Even as I present a GDP chart above – it’s the best estimating measure we have – GDP may be the worst "success metric" imaginable; the mega rich at the top are making so much money that the averages look good. So many are living in an economic/technology denial bubble, not understanding the overall reality vectors. In a contracting consumer base, the only way to make money is to take earnings away from someone else. As this contracts, growth no longer creates the escape value. When a consumer faces having to cut spending, where will the budget cuts land? Who loses? New quote: Those who do not understand economics are condemned to repeat its mistakes. Blaming political opponents for global economic realities, over which no one has simple control, may win elections… but the resulting required realpolitik to right the ship does not happen, making the problems that much worse as the horribles simply accumulate.

It’s understandable why few truly understand macroeconomics. Emotional reactions and global changes are hard to quantify even for the Federal Reserve. Writing an editorial for the October 8th Los Angeles Times, columnist Michael Hiltzik applies all this to the current election assumptions: “Long story short: Trump’s would be much worse in terms of increasing the federal debt than Harris’. According to the study issued Monday by the Committee for a Responsible Federal Budget, Harris’ policies would expand the debt by $3.5 trillion over 10 years, Trump’s by $7.5 trillion… These are eye-catching figures, to be sure. They’re also completely worthless for assessing the true economic effect of the candidates’ proposals, for several reasons.

“The disappearance of migrant workers...dries up local demand at grocery stories, leasing offices, and other nontraded services. The resulting blow to demand for all workers overwhelms the reduction in supply of foreign workers.

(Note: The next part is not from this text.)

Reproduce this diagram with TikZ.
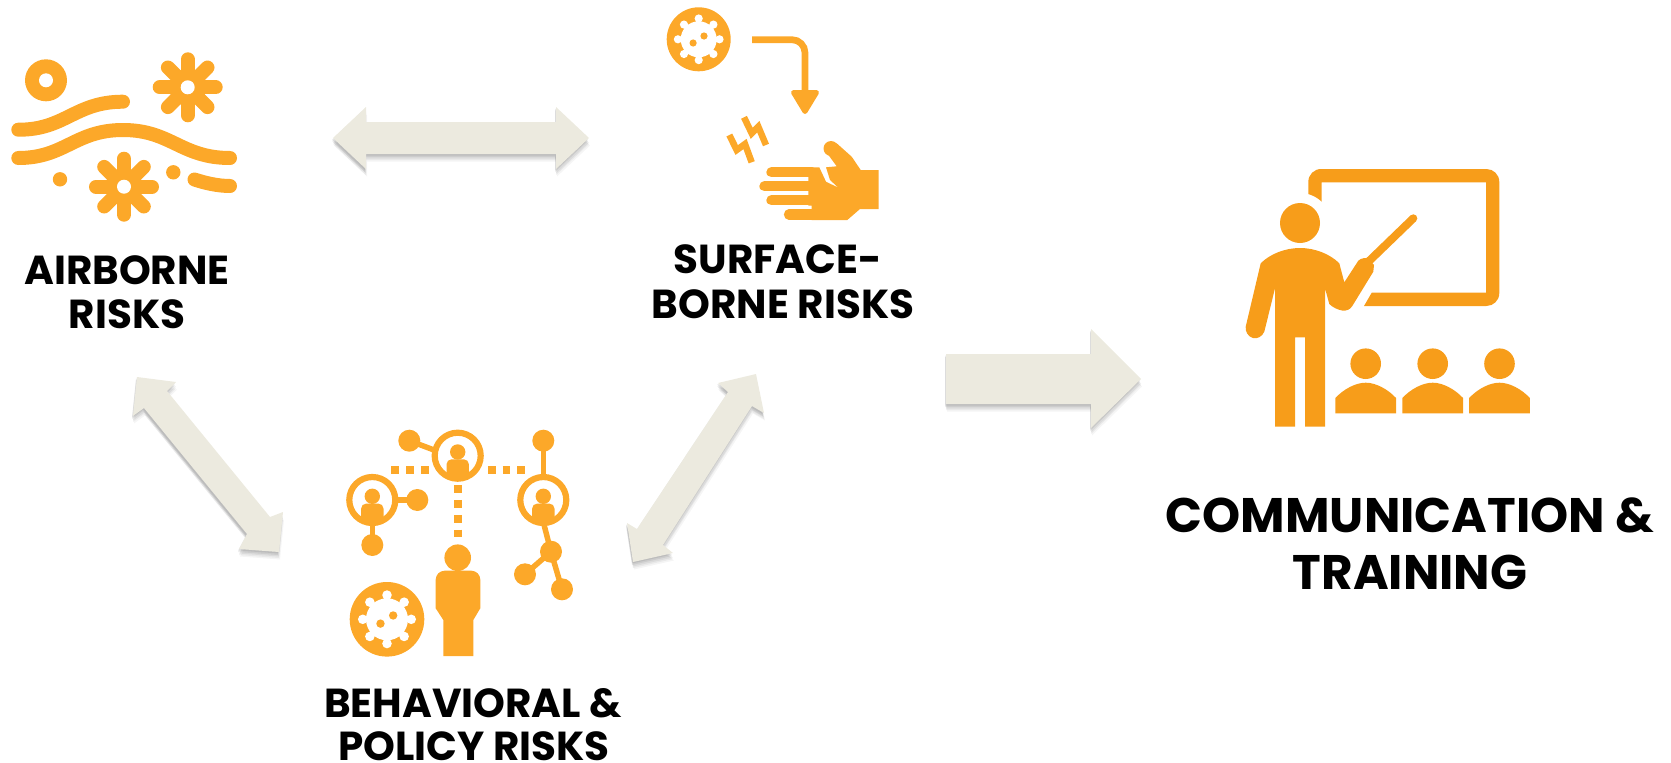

“One is the committee’s single-minded, indeed simple-minded, focus on the direct effect of the proposals on the federal deficit and national debt. That’s not surprising, because (as I’ve reported in the past) the CRFB was created to be a deficit scold, funded by the late hedge-fund billionaire Peter G. ‘Pete’ Peterson… For instance, the CRFB has been a consistent voice, as was Peterson, in campaigns to cut Social Security and Medicare benefits on the preposterous grounds that the U.S., the richest country on Earth, can’t afford the expense. (Peterson’s foundation still provides a significant portion of the committee’s budget.)”

But Americans love simple solutions to complex problems with catchy but profoundly misleading phrases, often based on totally false “alternative facts” and appealing “theories.” For example, the GOP “axiom” over supply-side, trickle-down economics – the “justification” given by the rich as to why they should have lower taxes – has NEVER worked. The rich do not take tax cuts and create lots of new, high paying jobs. They never have… and that’s clearly not how they got rich. Let me rephrase the common statement about that. “A rising tide floats all yachts.”

I’m Peter Dekom, and hard facts, from climate change to dollars-and-sense reality, can neither be wished or legislated away, regardless of repetition, passion or loud voices to the contrary.